Former FUMC Daycare Director Takes Stand In Child Abuse Trial

On late Wednesday evening, the Commonwealth finally rested in its case against First United Methodist Church’s former pastor Paige Williams and day care director Abby Leach — allowing for defense to call its first witnesses to the stand Thursday morning, regarding the potential “breaching” of duties revolving around eight children within the nursery.

Among them was Leach herself, who spent more than two hours in examination and cross detailing her day-to-day efforts within the daycare, her rise in employment from teacher to interim director to the main position, and the problems that eventually arrived within the premises.

Special Prosecutor Blake Chambers closed tightly, noting that Leach had hired Courtney McCombs in October of 2018 — having had her sign the mandatory child abuse reporting affidavit upon her employment.

It’s a document, Chambers noted, that Leach had to sign when she was first hired in 2011, and that over time through winter 2018 and spring 2019, there was ample time to notify parents, church leaders, or anyone, about Simpson’s repeated behaviors.

Furthermore, Chambers was able to draw out the fact that Leach never truly approached Simpson about her reported behaviors.

Leach resigned in early 2019, telling her defense attorney David Bundrick that she “didn’t feel like things” were being told to her, and that there were “secrets” being withheld. She also said she didn’t “want to be there anymore.”

Also in testimony with Bundrick, Leach noted plenty about her time with the day care, which spanned nearly a decade:

— Having been trained under former director Elaine Blake, she learned how to work through a long waiting list, the state portal and child care assistance, as well as employee hiring, background checks, fingerprinting and general clerical needs. She said she was “briefly” trained on a camera system, one that was much more updated later in her tenure.

— She said there were “complaints everyday about someone or something,” that the day care was often “gossipy,” and that many days, it was just “women being women.” She said she could have spent entire days working through these types of issues.

— She said she often made grocery and Sam’s Club runs, and that per regulations and “Safe Sanctuary” guidelines, they tried to have as much coverage as possible in the rooms, only to sometimes have multiple call-ins and absences in the workforce.

— At one point, while interim, Leach said a worker had missed 31 days in a single year, and she wanted to address that concern. That person, Leach said, was still employed in the day care when she resigned in spring 2019, and that she’d been “shot down” by this day care committee to remove them from employment.

— A series of August, September and October 2018 meetings eventually led to repeated “slight” concerns from co-workers to both Leach and Williams, which culminated into Christmas 2018. In a July 2018 meeting between Leach and Williams, Leach said discussions took place surrounding concerns of Simpson’s behaviors, which were becoming more reported. Leach testified that Simpson wasn’t “very well liked,” and that anyone working alongside her observed “her way, or the highway” behavior.

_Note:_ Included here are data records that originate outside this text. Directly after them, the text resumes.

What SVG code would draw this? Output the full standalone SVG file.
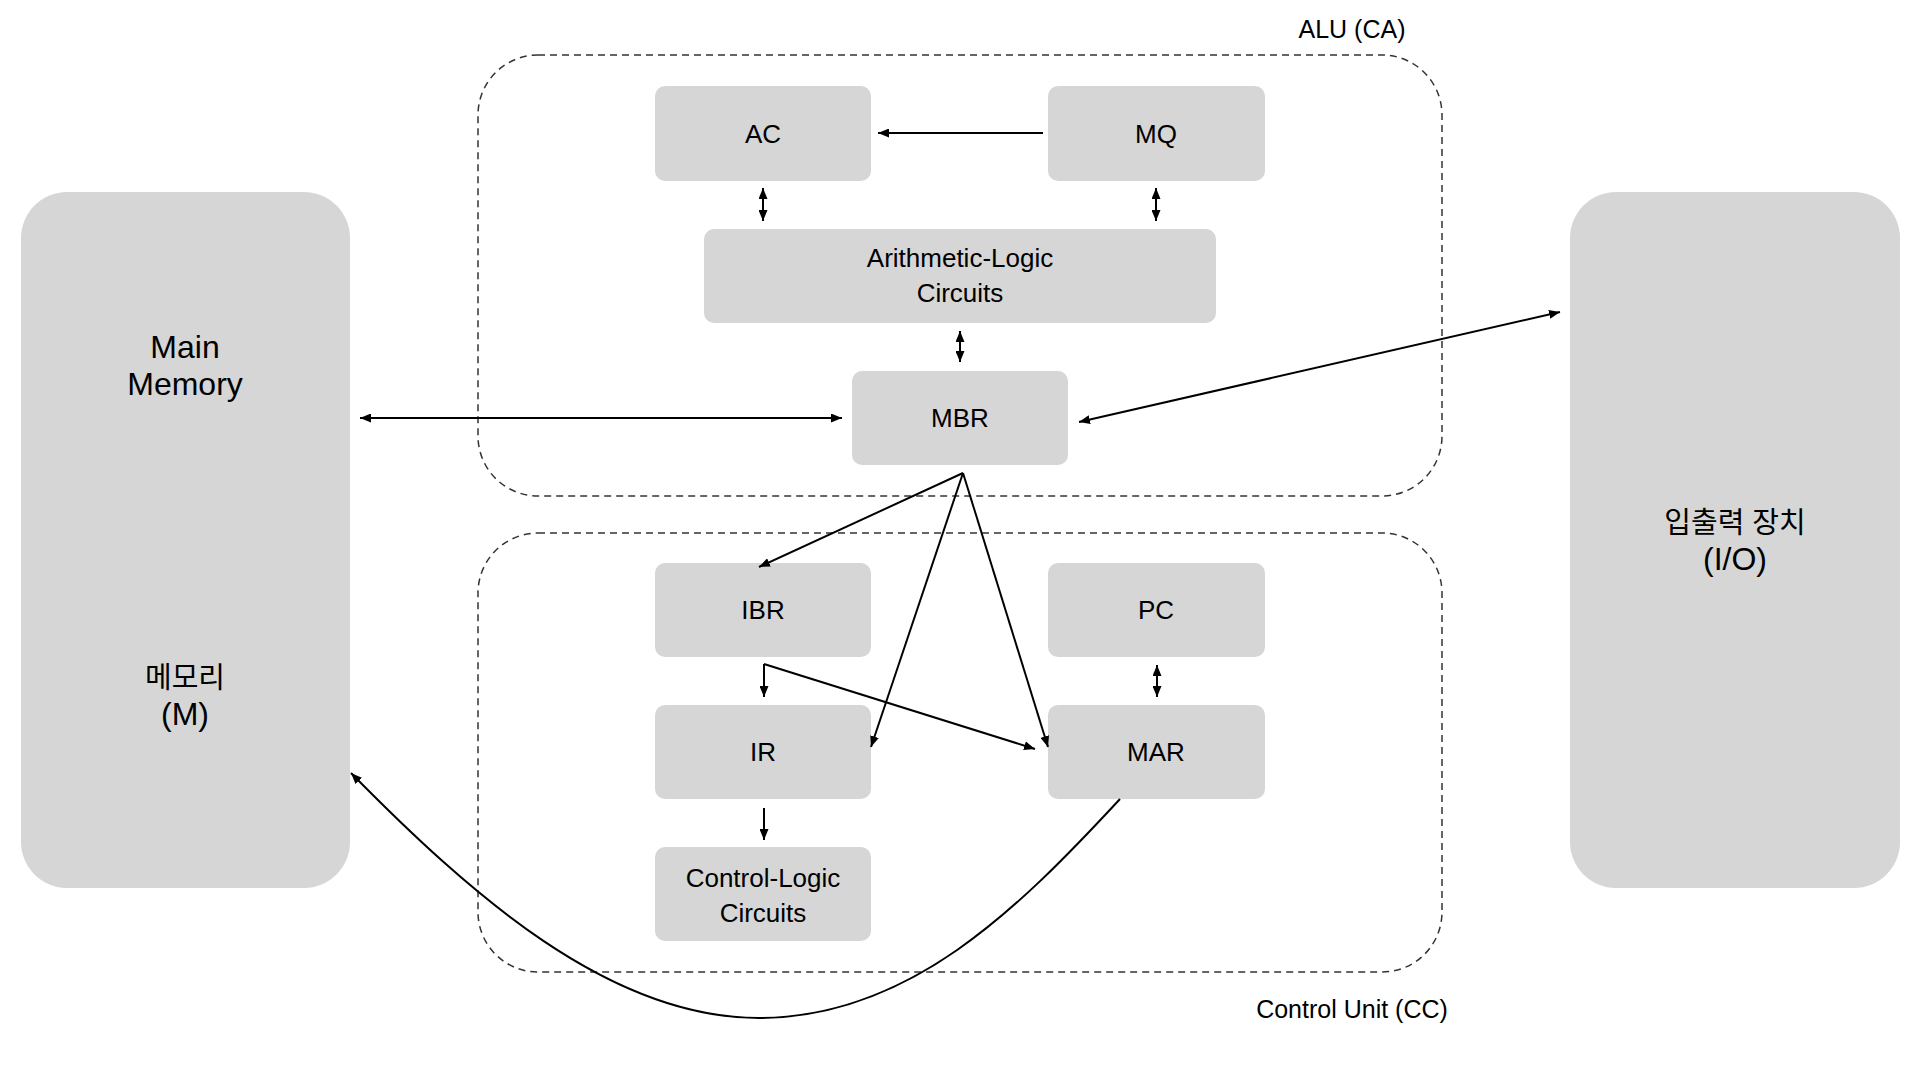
<svg xmlns="http://www.w3.org/2000/svg" width="1920" height="1080" viewBox="0 0 1920 1080">
  <defs>
    <style>
      .big { fill: #d6d6d6; }
      .reg { fill: #d6d6d6; }
      .zone { fill: none; stroke: #333; stroke-width: 1.5; stroke-dasharray: 7 5; }
      .t { font-family: "Liberation Sans", "Noto Sans CJK KR", Arial, sans-serif; fill: #000; text-anchor: middle; }
      .tn { font-size: 26px; }
      .tb { font-size: 32px; }
      .tk { font-size: 29px; }
      .tl { font-size: 25px; }
      .c { fill: none; stroke: #000; stroke-width: 2; }
    </style>
    <marker id="ah" viewBox="0 0 11 9" refX="11" refY="4.5" markerWidth="11" markerHeight="9" markerUnits="userSpaceOnUse" orient="auto-start-reverse">
      <path d="M0,0 L11,4.5 L0,9 z" fill="#000"/>
    </marker>
  </defs>
  <rect width="1920" height="1080" fill="#fff"/>

  <g id="zone-alu">
    <rect class="zone" x="478" y="55" width="964" height="441" rx="60" ry="60"/>
    <text class="t tl" x="1352" y="38">ALU (CA)</text>
  </g>
  <g id="zone-cc">
    <rect class="zone" x="478" y="533" width="964" height="439" rx="60" ry="60"/>
    <text class="t tl" x="1352" y="1018">Control Unit (CC)</text>
  </g>

  <g id="memory">
    <rect class="big" x="21" y="192" width="329" height="696" rx="46" ry="46"/>
    <text class="t tb" x="185" y="358">Main</text>
    <text class="t tb" x="185" y="395">Memory</text>
    <text class="t tk" x="185" y="688">메모리</text>
    <text class="t tb" x="185" y="725">(M)</text>
  </g>
  <g id="io">
    <rect class="big" x="1570" y="192" width="330" height="696" rx="46" ry="46"/>
    <text class="t tk" x="1735" y="533">입출력 장치</text>
    <text class="t tb" x="1735" y="570">(I/O)</text>
  </g>

  <g id="ac">
    <rect class="reg" x="655" y="86" width="216" height="95" rx="10"/>
    <text class="t tn" x="763" y="143">AC</text>
  </g>
  <g id="mq">
    <rect class="reg" x="1048" y="86" width="217" height="95" rx="10"/>
    <text class="t tn" x="1156" y="143">MQ</text>
  </g>
  <g id="alc">
    <rect class="reg" x="704" y="229" width="512" height="94" rx="10"/>
    <text class="t tn" x="960" y="267">Arithmetic-Logic</text>
    <text class="t tn" x="960" y="302">Circuits</text>
  </g>
  <g id="mbr">
    <rect class="reg" x="852" y="371" width="216" height="94" rx="10"/>
    <text class="t tn" x="960" y="427">MBR</text>
  </g>
  <g id="ibr">
    <rect class="reg" x="655" y="563" width="216" height="94" rx="10"/>
    <text class="t tn" x="763" y="619">IBR</text>
  </g>
  <g id="pc">
    <rect class="reg" x="1048" y="563" width="217" height="94" rx="10"/>
    <text class="t tn" x="1156" y="619">PC</text>
  </g>
  <g id="ir">
    <rect class="reg" x="655" y="705" width="216" height="94" rx="10"/>
    <text class="t tn" x="763" y="761">IR</text>
  </g>
  <g id="mar">
    <rect class="reg" x="1048" y="705" width="217" height="94" rx="10"/>
    <text class="t tn" x="1156" y="761">MAR</text>
  </g>
  <g id="clc">
    <rect class="reg" x="655" y="847" width="216" height="94" rx="10"/>
    <text class="t tn" x="763" y="887">Control-Logic</text>
    <text class="t tn" x="763" y="922">Circuits</text>
  </g>

  <g id="connectors">
    <line class="c" x1="1043" y1="133" x2="878" y2="133" marker-end="url(#ah)"/>
    <line class="c" x1="763" y1="188" x2="763" y2="221" marker-start="url(#ah)" marker-end="url(#ah)"/>
    <line class="c" x1="1156" y1="188" x2="1156" y2="221" marker-start="url(#ah)" marker-end="url(#ah)"/>
    <line class="c" x1="960" y1="331" x2="960" y2="362" marker-start="url(#ah)" marker-end="url(#ah)"/>
    <line class="c" x1="360" y1="418" x2="842" y2="418" marker-start="url(#ah)" marker-end="url(#ah)"/>
    <line class="c" x1="1079" y1="422" x2="1560" y2="312" marker-start="url(#ah)" marker-end="url(#ah)"/>
    <line class="c" x1="963" y1="473" x2="759" y2="567" marker-end="url(#ah)"/>
    <line class="c" x1="963" y1="473" x2="871" y2="747" marker-end="url(#ah)"/>
    <line class="c" x1="963" y1="473" x2="1048" y2="747" marker-end="url(#ah)"/>
    <line class="c" x1="764" y1="664" x2="764" y2="697" marker-end="url(#ah)"/>
    <line class="c" x1="764" y1="664" x2="1035" y2="749" marker-end="url(#ah)"/>
    <line class="c" x1="1157" y1="665" x2="1157" y2="697" marker-start="url(#ah)" marker-end="url(#ah)"/>
    <line class="c" x1="764" y1="808" x2="764" y2="840" marker-end="url(#ah)"/>
    <path class="c" d="M1120,799 C1018,909 909,1018 759,1018 C609,1018 470,894 351,773" marker-end="url(#ah)"/>
  </g>
</svg>
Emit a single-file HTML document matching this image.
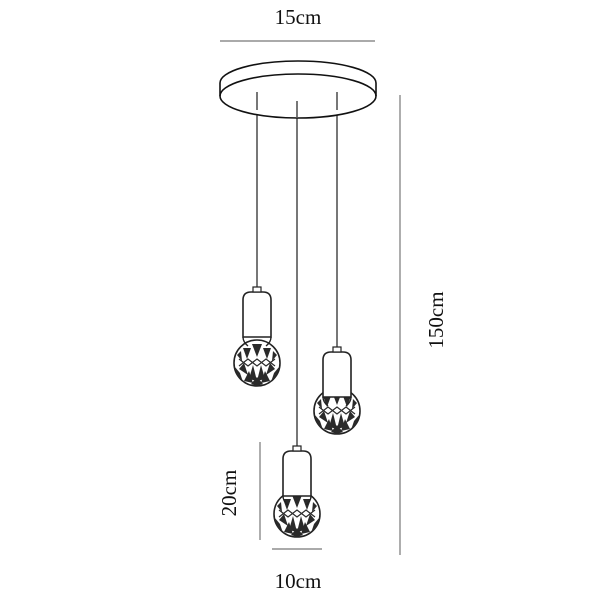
<!DOCTYPE html>
<html><head><style>
html,body{margin:0;padding:0;background:#fff;}
svg{display:block;}
text{font-family:"Liberation Serif",serif;fill:#111;}
</style></head><body>
<svg width="600" height="600" viewBox="0 0 600 600">
<defs>
<g id="bulb">
  <circle cx="0" cy="0" r="23" fill="#fff" stroke="#222" stroke-width="1.6"/>
  <g fill="#2a2a2a">
    <!-- top leaves pointing down -->
    <path d="M-14,-15 L-10,-4 L-6,-15 Z"/>
    <path d="M-5,-19 L0,-6 L5,-19 Z"/>
    <path d="M6,-15 L10,-4 L14,-15 Z"/>
    <path d="M-20,-8 L-15,-2 L-16,-12 Z"/>
    <path d="M20,-8 L15,-2 L16,-12 Z"/>
    <!-- bottom leaves pointing up -->
    <path d="M-18,6 L-13,0 L-9,12 Z"/>
    <path d="M-8,16 L-4,2 L0,18 Z"/>
    <path d="M0,18 L4,2 L8,16 Z"/>
    <path d="M18,6 L13,0 L9,12 Z"/>
    <path d="M-13,18 L-8,8 L-4,20 Z"/>
    <path d="M13,18 L8,8 L4,20 Z"/>
    <path d="M-22,4 L-17,10 L-14,19 L-20,12 Z"/>
    <path d="M22,4 L17,10 L14,19 L20,12 Z"/>
    <path d="M-6,21 L0,14 L6,21 L0,23 Z"/>
  </g>
  <g stroke="#2a2a2a" stroke-width="1.2" fill="none">
    <path d="M-18,-4 L-9,3 L0,-4 L9,3 L18,-4"/>
    <path d="M-18,3 L-9,-4 L0,3 L9,-4 L18,3"/>
  </g>
</g>
<g id="socket">
  <path d="M-14,45 L-14,8 Q-14,0 -6,0 L6,0 Q14,0 14,8 L14,45 Z" fill="#fff" stroke="#222" stroke-width="1.6"/>
  <rect x="-4" y="-5" width="8" height="5" fill="#fff" stroke="#222" stroke-width="1.2"/>
  <path d="M-14,45 Q-14,50 -9,54 M14,45 Q14,50 9,54" fill="none" stroke="#222" stroke-width="1.4"/>
</g>
</defs>

<!-- dimension lines -->
<g stroke="#777" stroke-width="1.2">
  <line x1="220" y1="41" x2="375" y2="41"/>
  <line x1="400" y1="95" x2="400" y2="555"/>
  <line x1="260" y1="442" x2="260" y2="540"/>
  <line x1="272" y1="549" x2="322" y2="549"/>
</g>
<text x="298" y="24" font-size="21" text-anchor="middle">15cm</text>
<text x="298" y="588" font-size="21" text-anchor="middle">10cm</text>
<text transform="translate(443,320) rotate(-90)" font-size="21" text-anchor="middle">150cm</text>
<text transform="translate(236,493) rotate(-90)" font-size="21" text-anchor="middle">20cm</text>

<!-- cords -->
<g stroke="#555" stroke-width="1.6">
  <line x1="257" y1="90" x2="257" y2="288"/>
  <line x1="297" y1="100" x2="297" y2="448"/>
  <line x1="337" y1="90" x2="337" y2="352"/>
</g>

<!-- canopy -->
<path d="M220,83 A78,22 0 0 1 376,83 L376,96 A78,22 0 0 1 220,96 Z" fill="#fff" stroke="#111" stroke-width="1.6"/>
<path d="M220,96 A78,22 0 0 1 376,96" fill="none" stroke="#111" stroke-width="1.6"/>
<g stroke="#555" stroke-width="1.6">
  <line x1="257" y1="92" x2="257" y2="110"/>
  <line x1="297" y1="101" x2="297" y2="118"/>
  <line x1="337" y1="92" x2="337" y2="110"/>
</g>

<!-- lamps -->
<use href="#bulb" x="257" y="363"/>
<use href="#socket" x="257" y="292"/>
<use href="#bulb" x="337" y="411"/>
<use href="#socket" x="337" y="352"/>
<use href="#bulb" x="297" y="514"/>
<use href="#socket" x="297" y="451"/>
</svg>
</body></html>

— Leach also said staffing the day care “wasn’t easy,” because it was a part-time, low-paying job, and that she usually only needed part-time support to keep the daycare effective.

— In that September 2018 meeting between Leach, Williams, Will Campbell and Johnnie Shaver, the one that eventually brought in Audra Humphries White and others for concerns, Leach said she thought she was “about to get fired.”

— In Christmas 2018, Leach said she missed a considerable amount of time because of her husband, Blake, who had an unfortunate and grievous health matter going into Christmas Day. It required hospitalization due to seizure concerns, and in the next few weeks, she maintained a number of duties with her husband and child. Before Leach took the stand, her husband testified to his health. Also during this time, she was assisting an unnamed employee escape eviction.

McCombs testified Wednesday, “What was I supposed to do, beat up Allison?” Bundrick asked Leach what she thought of that. Leach responded: “I wouldn’t have had a problem with it.”

Leach also told Bundrick “she didn’t know why” she didn’t report to proper authorities as time wore on, but she “would’ve done everything differently” in retrospect.

Going into the lunch hour, Deatherage had former FUMC’s Jeff Calhoun on the stand — essentially breaking down, in extreme detail, the ordnance of Kentucky’s Methodist Church, and how pastoral roles are mostly spent in church-like efforts.

The trial will continue well into Thursday, with Friday primed to be the longest day of the week.